In 1931 however, Section 331.045 was enacted as the states first statutory comparative negligence law. It took away the plaintiff 1% rule and allowed a plaintiff to collect from any defendant he/she was not equal to or more negligent than, subject to a reduction by the plaintiff’s amount of negligence. Subsequent case law, interpreted the statute to “…increase [the plaintiff’s right to recover] in that, even though there was contributory negligence [by the plaintiff] recovery is not barred if such negligence was not as great as the negligence of the person against whom recovery is sought. … every remaining tortfeasor, whose negligence was greater than that of the person seeking to recover, …there exists a right to recover, subject, however, to the limitation….that the damages be diminished in proportion to the negligence attributable to the person recovering.[10]

Two things come to light from the changes. One, at one time, the plaintiffs were saddled with a 1% rule that precluded them from recovering any damages if they were only 1% at fault. Second, the state’s law makers still did not feel it was fair for a plaintiff, who is at least as at fault as the person from whom they want to recover from, to be able to collect.

A later change allowed plaintiff’s to recover all of their damages even if they were as much at fault as the person against whom they wanted to recover but not if they were greater. Additionally, the statute was interpreted to allow the plaintiff to combine the negligence of several tortfeasors.[11] This interpretation was especially important in the area of products liability. That was the law most of us practiced under until 1995.

In 1995 hearings were held in the state legislature on what some have labeled “sweeping” tort reform. The changes to 895.045 at that time seemingly brought some fairness back to the tort system under what is called a “modified joint and several liability” approach.[12] The changes retained the old language but now required the plaintiff’s negligence to be measured “…separately against the negligence of each person found to be causally negligent.” More importantly, a defendant would only be jointly and severally liable for all damages if that person’s negligence was 51% or more of the total negligence. Under this rule, a person only 20% at fault could only be held liable for 20% of the damages. So, in a scenario where the plaintiff was 20% at fault, one defendant 20% and another defendant 60% the damages would be reduced by 20% (the plaintiff’s fault) and he could collect 20% from one defendant and 60% from another. If the 20% person could not pay, the plaintiff could collect all of his damages from the 60% at fault defendant. Granted, if the 60% at fault could not pay the plaintiff could only collect the 20% from the other tortfeasor. However, why should someone be able to collect all their damages from someone who had no greater fault than they did?
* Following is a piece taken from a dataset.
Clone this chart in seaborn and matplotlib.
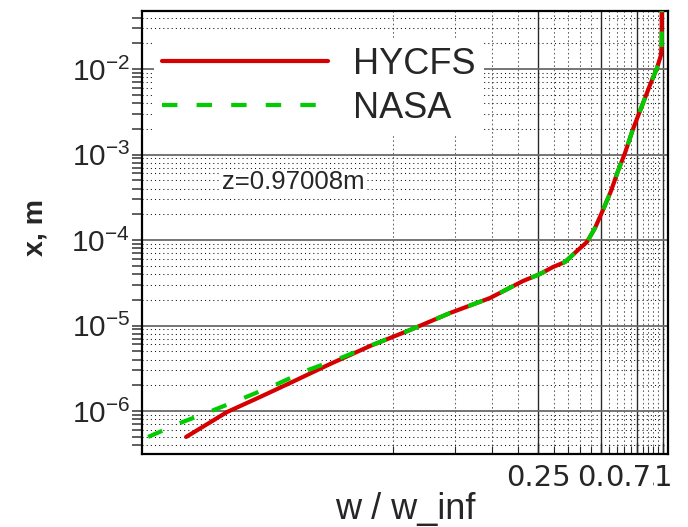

The proposed changes would take us back to pre-1995 comparative negligence law and require combining of defendant negligence and merely a reduction for plaintiff’s fault. A plaintiff could collect all damages from anyone who has greater fault no matter how small the difference.


Why change the law? If you ask your legislator you get some interesting answers. None of the letters I have seen even address joint and several liability but only talk about minimum limits. One writes to a constituent:

Wisconsin and New Hampshire are currently the only two states in the country that do not require drivers to carry automobile insurance. Due to this, Wisconsin’s automobile insurance rates have historically been amongst the lowest in the country. It is my understanding that the current minimum coverage amounts have been in place for nearly thirty years, and proponents of the this proposal argue that purchasers of automobile insurance are simply not getting the same level of coverage they have in the past.

In fairness to the legislator, he assured the constituent that he would keep his concerns in mind. But let’s explore his reasoning; first, he is arguing that insurance rates in Wisconsin are too low. I am not sure of the connection between mandatory insurance and higher rates but I assume it has something to do with the fact that, in mandatory states, even bad drivers have to have insurance. Okay, if your goal is to have higher rates, make insurance mandatory! That way the bad drivers will have more accidents and rates will go up. Secondly, he suggests that consumers are somehow not getting what they bargain for because the minimums are too low. Doesn’t the consumer have some bargaining power and can obtain higher limits if he wants and can afford them.

There are many proposals in the budget that are bothersome, I have chosen to speak about joint and several liability because it is one that bothers me the most from a fairness perspective. I am not trying to be unfair to anyone but if 1% liability was deemed unfair when it precluded the plaintiff from recovering anything (and I agree it was), doesn’t it follow that 1% liability on a defendant rendering him liable for all damages is a bit unfair as well. The system in place now is as fair as you can be short of a pure comparative negligence standard where everyone pays for only the percentage of their negligence.

[1] Id. at B2.

[2] Why joint and several liability? If the proposed changes occur, we will again have some of the most unfair law of liability in the area, if not the country. Even as a young plaintiff attorney, I could never see the fairness in requiring a person 1% at fault to pay the entirety of the damages.

[3] I leave the academic challenges of that analysis to some other more enterprising mind.

[4] Some of you may have seen the statistics that some where around 90% of all personal injury cases settle under the present minimum limit. A statistic that would seem to leave open to debate some legislators’ argument that current levels of coverage are inadequate.

[5] My many thanks to Erica Brumm for her research into the history of Wisconsin’s adoption of joint and several liability. It saved me many hours of doing it myself. Erica is a law clerk in our legal department, and soon to be a graduate of the University of Wisconsin Law School.

[6] 3 Wis. 319 (1854).

[7] I believe that party names may have been reversed when an appeal was taken by the defendant.

[8] 98 Wis. 624, 74 N.W. 561 (1898).

[9] 200 Wis. 601, 229 N.W. 74.

[10] Walker v. Kroger Grocery & Baking Company, 214, Wis. 519, 252 N.W. 721 (1934).

[11] See discussion in, Reiter v. Dyken, 95 W2d 461, 290 N.W. 2d 510 (1980).

[12] This terminology is taken from The Personal Injury Lawyer web cite. According to this cite, 27 states other than Wisconsin have modified joint and several in effect, including most of our surrounding states. Only 8 states have pure joint and several liability laws in effect and the remaining 14 have pure several liability laws.